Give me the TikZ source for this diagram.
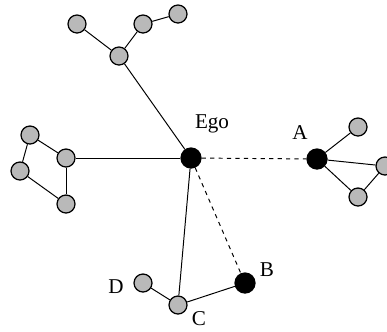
\documentclass[tikz,border=0pt]{standalone}
\usepackage{fontspec}
\setmainfont{Liberation Serif}
\usetikzlibrary{positioning}

\begin{document}
\begin{tikzpicture}[x=0.025cm,y=-0.025cm,
  every node/.style={font=\fontsize{15}{18}\selectfont},
  alter/.style={circle,draw,line width=0.9pt,fill=gray!55,minimum size=0.45cm,inner sep=0pt},
  ego/.style={circle,draw,line width=0.9pt,fill=black,minimum size=0.5cm,inner sep=0pt},
  tie/.style={line width=0.7pt},
  weak/.style={line width=0.7pt,dashed}]
\useasboundingbox (0,0) rectangle (387,331);
% ego and direct ties
\node[ego] (ego) at (191,158) {};
\node[ego] (a) at (317,159) {};
\node[ego] (b) at (245,283) {};
\node[alter] (c) at (178,305) {};
\node[alter] (d) at (143,283) {};
% upper cluster
\node[alter] (u1) at (119,56) {};
\node[alter] (u2) at (77,24) {};
\node[alter] (u3) at (143,24) {};
\node[alter] (u4) at (178,14) {};
% left cluster
\node[alter] (l1) at (66,158) {};
\node[alter] (l2) at (30,135) {};
\node[alter] (l3) at (20,171) {};
\node[alter] (l4) at (66,204) {};
% right cluster
\node[alter] (r1) at (358,127) {};
\node[alter] (r2) at (385,166) {};
\node[alter] (r3) at (358,197) {};
% labels
\node (egolbl) at (212,124) {Ego};
\node (albl) at (300,133) {A};
\node (blbl) at (267,270) {B};
\node (clbl) at (199,319) {C};
\node (dlbl) at (116,287) {D};
% ties
\draw[tie] (ego) -- (u1);
\draw[tie] (u1) -- (u2);
\draw[tie] (u1) -- (u3);
\draw[tie] (u3) -- (u4);
\draw[tie] (ego) -- (l1);
\draw[tie] (l1) -- (l2);
\draw[tie] (l2) -- (l3);
\draw[tie] (l3) -- (l4);
\draw[tie] (l1) -- (l4);
\draw[weak] (ego) -- (a);
\draw[tie] (a) -- (r1);
\draw[tie] (a) -- (r2);
\draw[tie] (a) -- (r3);
\draw[tie] (r2) -- (r3);
\draw[tie] (ego) -- (c);
\draw[weak] (ego) -- (b);
\draw[tie] (c) -- (b);
\draw[tie] (c) -- (d);
\end{tikzpicture}
\end{document}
..........
**AIM OF THE EXERCISE:**
Transcribe the listing above verbatim. Omit the pictures.

**ANSWER:**
Give me the TikZ source for this diagram.
\documentclass[tikz,border=0pt]{standalone}
\usepackage{fontspec}
\setmainfont{Liberation Serif}
\usetikzlibrary{positioning}

\begin{document}
\begin{tikzpicture}[x=0.025cm,y=-0.025cm,
  every node/.style={font=\fontsize{15}{18}\selectfont},
  alter/.style={circle,draw,line width=0.9pt,fill=gray!55,minimum size=0.45cm,inner sep=0pt},
  ego/.style={circle,draw,line width=0.9pt,fill=black,minimum size=0.5cm,inner sep=0pt},
  tie/.style={line width=0.7pt},
  weak/.style={line width=0.7pt,dashed}]
\useasboundingbox (0,0) rectangle (387,331);
% ego and direct ties
\node[ego] (ego) at (191,158) {};
\node[ego] (a) at (317,159) {};
\node[ego] (b) at (245,283) {};
\node[alter] (c) at (178,305) {};
\node[alter] (d) at (143,283) {};
% upper cluster
\node[alter] (u1) at (119,56) {};
\node[alter] (u2) at (77,24) {};
\node[alter] (u3) at (143,24) {};
\node[alter] (u4) at (178,14) {};
% left cluster
\node[alter] (l1) at (66,158) {};
\node[alter] (l2) at (30,135) {};
\node[alter] (l3) at (20,171) {};
\node[alter] (l4) at (66,204) {};
% right cluster
\node[alter] (r1) at (358,127) {};
\node[alter] (r2) at (385,166) {};
\node[alter] (r3) at (358,197) {};
% labels
\node (egolbl) at (212,124) {Ego};
\node (albl) at (300,133) {A};
\node (blbl) at (267,270) {B};
\node (clbl) at (199,319) {C};
\node (dlbl) at (116,287) {D};
% ties
\draw[tie] (ego) -- (u1);
\draw[tie] (u1) -- (u2);
\draw[tie] (u1) -- (u3);
\draw[tie] (u3) -- (u4);
\draw[tie] (ego) -- (l1);
\draw[tie] (l1) -- (l2);
\draw[tie] (l2) -- (l3);
\draw[tie] (l3) -- (l4);
\draw[tie] (l1) -- (l4);
\draw[weak] (ego) -- (a);
\draw[tie] (a) -- (r1);
\draw[tie] (a) -- (r2);
\draw[tie] (a) -- (r3);
\draw[tie] (r2) -- (r3);
\draw[tie] (ego) -- (c);
\draw[weak] (ego) -- (b);
\draw[tie] (c) -- (b);
\draw[tie] (c) -- (d);
\end{tikzpicture}
\end{document}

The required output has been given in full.